▸ **GOAL**
Copy nothing but the text: reproduce each line of the listing exactly and leave the pictures out.

▸ **RECORDS FOR PROCESSING**
_ _ _ _ _

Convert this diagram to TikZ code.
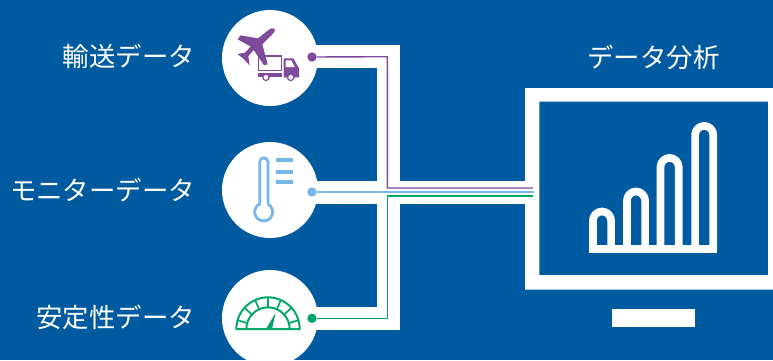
\documentclass[tikz,border=0pt]{standalone}
\usepackage{fontspec}
\usetikzlibrary{calc}
\setmainfont{Noto Sans CJK JP}
\definecolor{bg}{HTML}{005A9F}
\definecolor{purp}{HTML}{7F4A9C}
\definecolor{sky}{HTML}{76B7E8}
\definecolor{grn}{HTML}{00A868}
\tikzset{
  disc/.style={circle,fill=white,minimum size=96pt,inner sep=0pt},
  pipe/.style={line width=23pt,white,line join=miter},
  lbl/.style={text=white,font=\fontsize{26.4pt}{28pt}\selectfont,inner sep=0pt,anchor=east},
  dot/.style={circle,inner sep=0pt,minimum size=9.4pt},
  wire/.style={line width=1.4pt,line join=miter},
  bar/.style={line width=7.7pt,white,line join=round},
  zoomA/.style={x=0.33333pt,y=-0.33333pt}
}
\begin{document}
\begin{tikzpicture}[x=1pt,y=-1pt]
\useasboundingbox (0,0) rectangle (773,360);
\fill[bg] (0,0) rectangle (773,360);
% anchors
\coordinate (bendA) at (388.5,56.5);
\coordinate (bendC) at (388.5,318);
\coordinate (portB) at (530,192);
% pipes
\draw[pipe] (270,56.5) -- (bendA) -- (bendC) -- (270,318);
\draw[pipe] (270,192) -- (portB);
% monitor
\fill[white,even odd rule] (525,88) rectangle (773,289.5) (539.3,101.5) rectangle (768,275);
\fill[white] (612,309) rectangle (695,327);
% discs
\node[disc] (top) at (270,58) {};
\node[disc] (mid) at (270,190) {};
\node[disc] (bot) at (270,318) {};
% wires
\node[dot,fill=purp] (dA) at (312,57) {};
\node[dot,fill=sky] (dB) at (312,192) {};
\node[dot,fill=grn] (dC) at (312,318.3) {};
\coordinate (wA1) at (387.3,56.7);
\coordinate (wA2) at (387.3,188);
\coordinate (wA3) at (533,188);
\coordinate (wB) at (534,192);
\coordinate (wC1) at (387.3,318.3);
\coordinate (wC2) at (387.3,196);
\coordinate (wC3) at (533,196);
\draw[wire,purp] (dA) -- (wA1) -- (wA2) -- (wA3);
\draw[wire,sky,line width=2pt] (dB) -- (wB);
\draw[wire,grn] (dC) -- (wC1) -- (wC2) -- (wC3);
% labels
\node[lbl] (l1) at (195,56) {輸送データ};
\node[lbl] (l2) at (195,190) {モニターデータ};
\node[lbl] (l3) at (195,317) {安定性データ};
\node[lbl,anchor=center] (l4) at (653.5,57) {データ分析};
% bar chart
\draw[bar] (589,249.3) -- (716.7,249.3);
\draw[bar] (592.9,249) -- (592.9,220.6) arc[start angle=180,end angle=360,radius=9.1] -- (611.1,249);
\draw[bar] (626.9,249) -- (626.9,200.6) arc[start angle=180,end angle=360,radius=9.1] -- (645.1,249);
\draw[bar] (660.5,249) -- (660.5,167) arc[start angle=180,end angle=360,radius=9.1] -- (678.7,249);
\draw[bar] (695.1,249) -- (695.1,135) arc[start angle=180,end angle=360,radius=9.1] -- (713.3,249);
% plane and truck
\begin{scope}[shift={(220,0)},zoomA]
\fill[purp,line join=round] (163,86) .. controls (168,92) and (160,100) .. (154,106) -- (127,133) -- (143,193) -- (132,196) -- (101,150) -- (85,168) -- (89,196) -- (70,176) -- (52,162) -- (75,158) -- (92,140) -- (53,118) -- (62,106) -- (114,115) -- (143,92) .. controls (150,86) and (158,82) .. (163,86) -- cycle;
\draw[purp,line width=1.1pt] (115,190) -- (115,168) -- (185,168) -- (185,212) -- (115,212) -- (115,190);
\fill[purp] (113,219) rectangle (185,231);
\fill[purp] (191,175) -- (220,175) -- (237,205) -- (237,232) -- (191,232) -- cycle;
\fill[white] (197,181) -- (214,181) -- (224,201) -- (197,201) -- cycle;
\filldraw[fill=white,draw=purp,line width=1.2pt] (138,232) circle[radius=9.5];
\filldraw[fill=white,draw=purp,line width=1.2pt] (212,232) circle[radius=9.5];
\end{scope}
% thermometer
\begin{scope}[shift={(220,130)},zoomA]
\draw[sky,line width=2.8pt] (119,224) -- (119,96) arc[start angle=180,end angle=360,radius=12.5] -- (144,224);
\draw[sky,line width=2.8pt] (131,246) circle[radius=27];
\fill[white] (123,212) rectangle (140,226);
\fill[sky] (168,84) rectangle (218,96);
\fill[sky] (168,119) rectangle (218,131);
\fill[sky] (168,150) rectangle (218,162);
\end{scope}
% gauge
\begin{scope}[shift={(220,250)},zoomA]
\draw[grn,line width=2pt,line join=miter] (49,237) arc[start angle=180,end angle=360,radius=95] -- cycle;
\draw[grn,line width=2pt] (79,237) arc[start angle=180,end angle=360,radius=65];
\foreach \a in {16,42,66,90,114,138,164}
  \draw[grn,line width=1.7pt] ($(144,237)+(\a:65 and -65)$) -- ($(144,237)+(\a:95 and -95)$);
\fill[grn] (138,237) -- (156,237) -- (167,188) -- cycle;
\end{scope}
\end{tikzpicture}
\end{document}
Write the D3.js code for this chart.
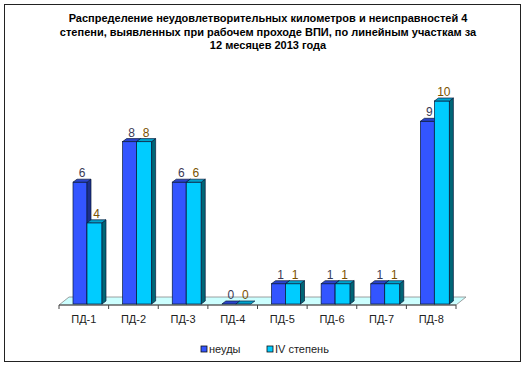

_ _ _ _ _

▸ **SOLUTION TO THIS TASK**
Convert this diagram to TikZ code.
\documentclass[tikz,border=0pt]{standalone}
\usepackage{fontspec}
\usetikzlibrary{calc}
\setmainfont{Noto Sans CJK JP}
\definecolor{bg}{HTML}{005A9F}
\definecolor{purp}{HTML}{7F4A9C}
\definecolor{sky}{HTML}{76B7E8}
\definecolor{grn}{HTML}{00A868}
\tikzset{
  disc/.style={circle,fill=white,minimum size=96pt,inner sep=0pt},
  pipe/.style={line width=23pt,white,line join=miter},
  lbl/.style={text=white,font=\fontsize{26.4pt}{28pt}\selectfont,inner sep=0pt,anchor=east},
  dot/.style={circle,inner sep=0pt,minimum size=9.4pt},
  wire/.style={line width=1.4pt,line join=miter},
  bar/.style={line width=7.7pt,white,line join=round},
  zoomA/.style={x=0.33333pt,y=-0.33333pt}
}
\begin{document}
\begin{tikzpicture}[x=1pt,y=-1pt]
\useasboundingbox (0,0) rectangle (773,360);
\fill[bg] (0,0) rectangle (773,360);
% anchors
\coordinate (bendA) at (388.5,56.5);
\coordinate (bendC) at (388.5,318);
\coordinate (portB) at (530,192);
% pipes
\draw[pipe] (270,56.5) -- (bendA) -- (bendC) -- (270,318);
\draw[pipe] (270,192) -- (portB);
% monitor
\fill[white,even odd rule] (525,88) rectangle (773,289.5) (539.3,101.5) rectangle (768,275);
\fill[white] (612,309) rectangle (695,327);
% discs
\node[disc] (top) at (270,58) {};
\node[disc] (mid) at (270,190) {};
\node[disc] (bot) at (270,318) {};
% wires
\node[dot,fill=purp] (dA) at (312,57) {};
\node[dot,fill=sky] (dB) at (312,192) {};
\node[dot,fill=grn] (dC) at (312,318.3) {};
\coordinate (wA1) at (387.3,56.7);
\coordinate (wA2) at (387.3,188);
\coordinate (wA3) at (533,188);
\coordinate (wB) at (534,192);
\coordinate (wC1) at (387.3,318.3);
\coordinate (wC2) at (387.3,196);
\coordinate (wC3) at (533,196);
\draw[wire,purp] (dA) -- (wA1) -- (wA2) -- (wA3);
\draw[wire,sky,line width=2pt] (dB) -- (wB);
\draw[wire,grn] (dC) -- (wC1) -- (wC2) -- (wC3);
% labels
\node[lbl] (l1) at (195,56) {輸送データ};
\node[lbl] (l2) at (195,190) {モニターデータ};
\node[lbl] (l3) at (195,317) {安定性データ};
\node[lbl,anchor=center] (l4) at (653.5,57) {データ分析};
% bar chart
\draw[bar] (589,249.3) -- (716.7,249.3);
\draw[bar] (592.9,249) -- (592.9,220.6) arc[start angle=180,end angle=360,radius=9.1] -- (611.1,249);
\draw[bar] (626.9,249) -- (626.9,200.6) arc[start angle=180,end angle=360,radius=9.1] -- (645.1,249);
\draw[bar] (660.5,249) -- (660.5,167) arc[start angle=180,end angle=360,radius=9.1] -- (678.7,249);
\draw[bar] (695.1,249) -- (695.1,135) arc[start angle=180,end angle=360,radius=9.1] -- (713.3,249);
% plane and truck
\begin{scope}[shift={(220,0)},zoomA]
\fill[purp,line join=round] (163,86) .. controls (168,92) and (160,100) .. (154,106) -- (127,133) -- (143,193) -- (132,196) -- (101,150) -- (85,168) -- (89,196) -- (70,176) -- (52,162) -- (75,158) -- (92,140) -- (53,118) -- (62,106) -- (114,115) -- (143,92) .. controls (150,86) and (158,82) .. (163,86) -- cycle;
\draw[purp,line width=1.1pt] (115,190) -- (115,168) -- (185,168) -- (185,212) -- (115,212) -- (115,190);
\fill[purp] (113,219) rectangle (185,231);
\fill[purp] (191,175) -- (220,175) -- (237,205) -- (237,232) -- (191,232) -- cycle;
\fill[white] (197,181) -- (214,181) -- (224,201) -- (197,201) -- cycle;
\filldraw[fill=white,draw=purp,line width=1.2pt] (138,232) circle[radius=9.5];
\filldraw[fill=white,draw=purp,line width=1.2pt] (212,232) circle[radius=9.5];
\end{scope}
% thermometer
\begin{scope}[shift={(220,130)},zoomA]
\draw[sky,line width=2.8pt] (119,224) -- (119,96) arc[start angle=180,end angle=360,radius=12.5] -- (144,224);
\draw[sky,line width=2.8pt] (131,246) circle[radius=27];
\fill[white] (123,212) rectangle (140,226);
\fill[sky] (168,84) rectangle (218,96);
\fill[sky] (168,119) rectangle (218,131);
\fill[sky] (168,150) rectangle (218,162);
\end{scope}
% gauge
\begin{scope}[shift={(220,250)},zoomA]
\draw[grn,line width=2pt,line join=miter] (49,237) arc[start angle=180,end angle=360,radius=95] -- cycle;
\draw[grn,line width=2pt] (79,237) arc[start angle=180,end angle=360,radius=65];
\foreach \a in {16,42,66,90,114,138,164}
  \draw[grn,line width=1.7pt] ($(144,237)+(\a:65 and -65)$) -- ($(144,237)+(\a:95 and -95)$);
\fill[grn] (138,237) -- (156,237) -- (167,188) -- cycle;
\end{scope}
\end{tikzpicture}
\end{document}
Write the D3.js code for this chart.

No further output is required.